Plotting code records:

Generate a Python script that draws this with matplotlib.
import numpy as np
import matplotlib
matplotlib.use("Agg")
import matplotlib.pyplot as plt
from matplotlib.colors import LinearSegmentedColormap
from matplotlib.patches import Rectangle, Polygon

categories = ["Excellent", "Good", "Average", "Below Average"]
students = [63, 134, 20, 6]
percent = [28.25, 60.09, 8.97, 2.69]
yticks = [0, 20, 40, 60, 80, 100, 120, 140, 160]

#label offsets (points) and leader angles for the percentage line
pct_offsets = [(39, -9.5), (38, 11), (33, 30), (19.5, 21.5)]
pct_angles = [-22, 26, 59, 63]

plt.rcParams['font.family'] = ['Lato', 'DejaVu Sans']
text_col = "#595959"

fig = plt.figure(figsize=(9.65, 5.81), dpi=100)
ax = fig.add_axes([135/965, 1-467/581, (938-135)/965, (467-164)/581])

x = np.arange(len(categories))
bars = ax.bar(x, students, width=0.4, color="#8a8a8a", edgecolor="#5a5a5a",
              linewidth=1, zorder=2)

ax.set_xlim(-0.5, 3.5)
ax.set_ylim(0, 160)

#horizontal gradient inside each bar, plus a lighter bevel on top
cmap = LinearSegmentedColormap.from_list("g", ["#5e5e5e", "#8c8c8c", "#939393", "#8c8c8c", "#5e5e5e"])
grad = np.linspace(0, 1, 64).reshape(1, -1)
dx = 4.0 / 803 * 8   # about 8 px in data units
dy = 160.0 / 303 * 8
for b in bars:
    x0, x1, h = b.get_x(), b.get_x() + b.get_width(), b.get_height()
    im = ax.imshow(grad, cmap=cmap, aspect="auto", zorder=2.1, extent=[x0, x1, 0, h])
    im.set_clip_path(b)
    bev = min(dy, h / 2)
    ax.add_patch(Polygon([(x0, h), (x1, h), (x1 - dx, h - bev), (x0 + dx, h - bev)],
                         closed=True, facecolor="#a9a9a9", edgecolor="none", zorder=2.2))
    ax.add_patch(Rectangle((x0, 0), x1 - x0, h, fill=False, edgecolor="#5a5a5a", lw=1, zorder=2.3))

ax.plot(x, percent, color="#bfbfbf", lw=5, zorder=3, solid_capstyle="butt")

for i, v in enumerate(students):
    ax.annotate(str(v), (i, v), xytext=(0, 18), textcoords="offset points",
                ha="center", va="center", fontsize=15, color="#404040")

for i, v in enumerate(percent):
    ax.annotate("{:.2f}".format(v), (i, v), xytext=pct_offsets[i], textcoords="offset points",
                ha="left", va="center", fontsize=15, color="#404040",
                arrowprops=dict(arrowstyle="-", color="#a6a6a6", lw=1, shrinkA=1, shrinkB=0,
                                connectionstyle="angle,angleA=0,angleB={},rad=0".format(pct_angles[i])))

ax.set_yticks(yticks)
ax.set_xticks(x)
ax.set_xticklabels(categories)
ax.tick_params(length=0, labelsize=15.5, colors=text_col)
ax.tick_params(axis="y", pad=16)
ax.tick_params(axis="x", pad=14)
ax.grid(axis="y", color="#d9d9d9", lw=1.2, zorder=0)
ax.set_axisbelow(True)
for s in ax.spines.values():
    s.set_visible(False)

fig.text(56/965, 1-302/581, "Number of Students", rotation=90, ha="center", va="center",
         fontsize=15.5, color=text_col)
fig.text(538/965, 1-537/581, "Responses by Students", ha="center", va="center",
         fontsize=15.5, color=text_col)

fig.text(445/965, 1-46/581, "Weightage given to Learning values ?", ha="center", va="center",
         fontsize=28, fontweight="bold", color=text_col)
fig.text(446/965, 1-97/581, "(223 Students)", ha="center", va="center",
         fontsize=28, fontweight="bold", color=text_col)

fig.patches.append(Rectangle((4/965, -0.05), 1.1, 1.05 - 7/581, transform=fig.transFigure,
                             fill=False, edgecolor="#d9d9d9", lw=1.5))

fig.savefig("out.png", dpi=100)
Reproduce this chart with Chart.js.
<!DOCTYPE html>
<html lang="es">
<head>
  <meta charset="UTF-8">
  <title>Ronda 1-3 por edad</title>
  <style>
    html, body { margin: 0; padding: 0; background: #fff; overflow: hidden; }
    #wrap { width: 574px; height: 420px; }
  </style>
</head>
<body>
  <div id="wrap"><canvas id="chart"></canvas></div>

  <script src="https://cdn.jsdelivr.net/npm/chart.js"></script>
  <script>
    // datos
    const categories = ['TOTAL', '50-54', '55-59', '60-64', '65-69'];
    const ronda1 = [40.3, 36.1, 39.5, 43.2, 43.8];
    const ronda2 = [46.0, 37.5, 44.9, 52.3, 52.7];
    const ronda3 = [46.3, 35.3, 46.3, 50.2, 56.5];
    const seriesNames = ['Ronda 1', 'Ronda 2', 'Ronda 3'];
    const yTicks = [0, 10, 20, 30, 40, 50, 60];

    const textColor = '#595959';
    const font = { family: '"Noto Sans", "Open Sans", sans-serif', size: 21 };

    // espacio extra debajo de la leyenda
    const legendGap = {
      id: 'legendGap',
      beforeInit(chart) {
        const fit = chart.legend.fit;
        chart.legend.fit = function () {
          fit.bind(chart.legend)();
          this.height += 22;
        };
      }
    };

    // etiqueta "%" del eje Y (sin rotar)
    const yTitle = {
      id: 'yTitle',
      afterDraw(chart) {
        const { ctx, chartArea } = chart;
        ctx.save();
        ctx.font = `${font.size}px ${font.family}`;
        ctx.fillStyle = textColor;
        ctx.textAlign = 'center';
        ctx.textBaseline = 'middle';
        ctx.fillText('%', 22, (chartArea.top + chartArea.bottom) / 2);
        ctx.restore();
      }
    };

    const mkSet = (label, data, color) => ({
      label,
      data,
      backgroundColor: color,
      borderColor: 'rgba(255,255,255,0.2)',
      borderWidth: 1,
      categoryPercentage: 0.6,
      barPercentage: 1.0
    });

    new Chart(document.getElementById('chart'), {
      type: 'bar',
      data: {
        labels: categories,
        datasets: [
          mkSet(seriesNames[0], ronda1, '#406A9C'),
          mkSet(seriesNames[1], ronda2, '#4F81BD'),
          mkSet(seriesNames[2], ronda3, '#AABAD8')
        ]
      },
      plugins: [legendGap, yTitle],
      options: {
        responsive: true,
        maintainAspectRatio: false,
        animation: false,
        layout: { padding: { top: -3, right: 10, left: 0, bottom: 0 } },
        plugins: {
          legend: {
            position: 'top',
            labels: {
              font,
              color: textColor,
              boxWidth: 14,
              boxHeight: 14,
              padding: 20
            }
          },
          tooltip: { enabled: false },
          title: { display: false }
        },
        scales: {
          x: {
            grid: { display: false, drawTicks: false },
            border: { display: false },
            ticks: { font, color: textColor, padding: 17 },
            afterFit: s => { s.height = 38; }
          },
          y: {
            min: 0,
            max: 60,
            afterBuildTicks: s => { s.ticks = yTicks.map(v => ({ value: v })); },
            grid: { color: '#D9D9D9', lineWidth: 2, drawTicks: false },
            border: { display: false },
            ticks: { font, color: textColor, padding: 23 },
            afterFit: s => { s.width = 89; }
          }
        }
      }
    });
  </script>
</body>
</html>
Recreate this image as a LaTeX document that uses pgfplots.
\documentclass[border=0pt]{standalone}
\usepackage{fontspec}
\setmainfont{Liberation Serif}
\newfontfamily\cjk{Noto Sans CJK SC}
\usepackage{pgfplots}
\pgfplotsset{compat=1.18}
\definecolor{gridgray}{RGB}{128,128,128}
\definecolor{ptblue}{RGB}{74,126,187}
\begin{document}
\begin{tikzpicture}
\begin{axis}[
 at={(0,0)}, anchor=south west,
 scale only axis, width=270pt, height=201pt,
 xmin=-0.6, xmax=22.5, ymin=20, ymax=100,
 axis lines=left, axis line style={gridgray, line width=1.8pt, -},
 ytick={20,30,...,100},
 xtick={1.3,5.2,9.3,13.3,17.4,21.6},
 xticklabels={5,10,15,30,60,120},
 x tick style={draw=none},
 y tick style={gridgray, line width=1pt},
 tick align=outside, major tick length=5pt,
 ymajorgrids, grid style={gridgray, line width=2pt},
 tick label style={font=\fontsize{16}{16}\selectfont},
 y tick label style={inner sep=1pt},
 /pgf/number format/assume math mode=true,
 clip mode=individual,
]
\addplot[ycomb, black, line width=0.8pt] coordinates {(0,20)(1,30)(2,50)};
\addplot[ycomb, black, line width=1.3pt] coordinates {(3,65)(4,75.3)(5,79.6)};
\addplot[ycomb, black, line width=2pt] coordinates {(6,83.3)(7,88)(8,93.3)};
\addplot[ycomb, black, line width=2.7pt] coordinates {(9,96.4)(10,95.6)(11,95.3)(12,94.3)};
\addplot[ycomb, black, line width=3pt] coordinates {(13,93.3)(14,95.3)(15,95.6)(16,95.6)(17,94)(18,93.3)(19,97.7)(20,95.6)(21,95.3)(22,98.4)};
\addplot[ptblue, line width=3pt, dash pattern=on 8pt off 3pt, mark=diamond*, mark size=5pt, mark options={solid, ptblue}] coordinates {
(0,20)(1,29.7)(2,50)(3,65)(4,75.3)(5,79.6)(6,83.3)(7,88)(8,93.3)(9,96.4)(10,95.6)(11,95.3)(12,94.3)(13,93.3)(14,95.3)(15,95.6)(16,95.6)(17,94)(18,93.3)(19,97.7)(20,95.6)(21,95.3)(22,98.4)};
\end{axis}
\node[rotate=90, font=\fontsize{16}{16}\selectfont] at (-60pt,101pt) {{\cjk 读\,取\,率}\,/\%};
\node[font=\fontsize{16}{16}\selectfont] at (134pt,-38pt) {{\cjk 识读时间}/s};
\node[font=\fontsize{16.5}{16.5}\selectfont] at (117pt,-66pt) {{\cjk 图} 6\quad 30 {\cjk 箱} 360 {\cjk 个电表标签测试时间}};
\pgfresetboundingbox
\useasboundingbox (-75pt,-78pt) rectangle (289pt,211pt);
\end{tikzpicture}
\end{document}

● **The task**
Starting at the first line of the entries above, please extract each line up to and including the line with "ax.set_ylim(0, 160)", unchanged, and add nothing.

● **Correct response**
Generate a Python script that draws this with matplotlib.
import numpy as np
import matplotlib
matplotlib.use("Agg")
import matplotlib.pyplot as plt
from matplotlib.colors import LinearSegmentedColormap
from matplotlib.patches import Rectangle, Polygon

categories = ["Excellent", "Good", "Average", "Below Average"]
students = [63, 134, 20, 6]
percent = [28.25, 60.09, 8.97, 2.69]
yticks = [0, 20, 40, 60, 80, 100, 120, 140, 160]

#label offsets (points) and leader angles for the percentage line
pct_offsets = [(39, -9.5), (38, 11), (33, 30), (19.5, 21.5)]
pct_angles = [-22, 26, 59, 63]

plt.rcParams['font.family'] = ['Lato', 'DejaVu Sans']
text_col = "#595959"

fig = plt.figure(figsize=(9.65, 5.81), dpi=100)
ax = fig.add_axes([135/965, 1-467/581, (938-135)/965, (467-164)/581])

x = np.arange(len(categories))
bars = ax.bar(x, students, width=0.4, color="#8a8a8a", edgecolor="#5a5a5a",
              linewidth=1, zorder=2)

ax.set_xlim(-0.5, 3.5)
ax.set_ylim(0, 160)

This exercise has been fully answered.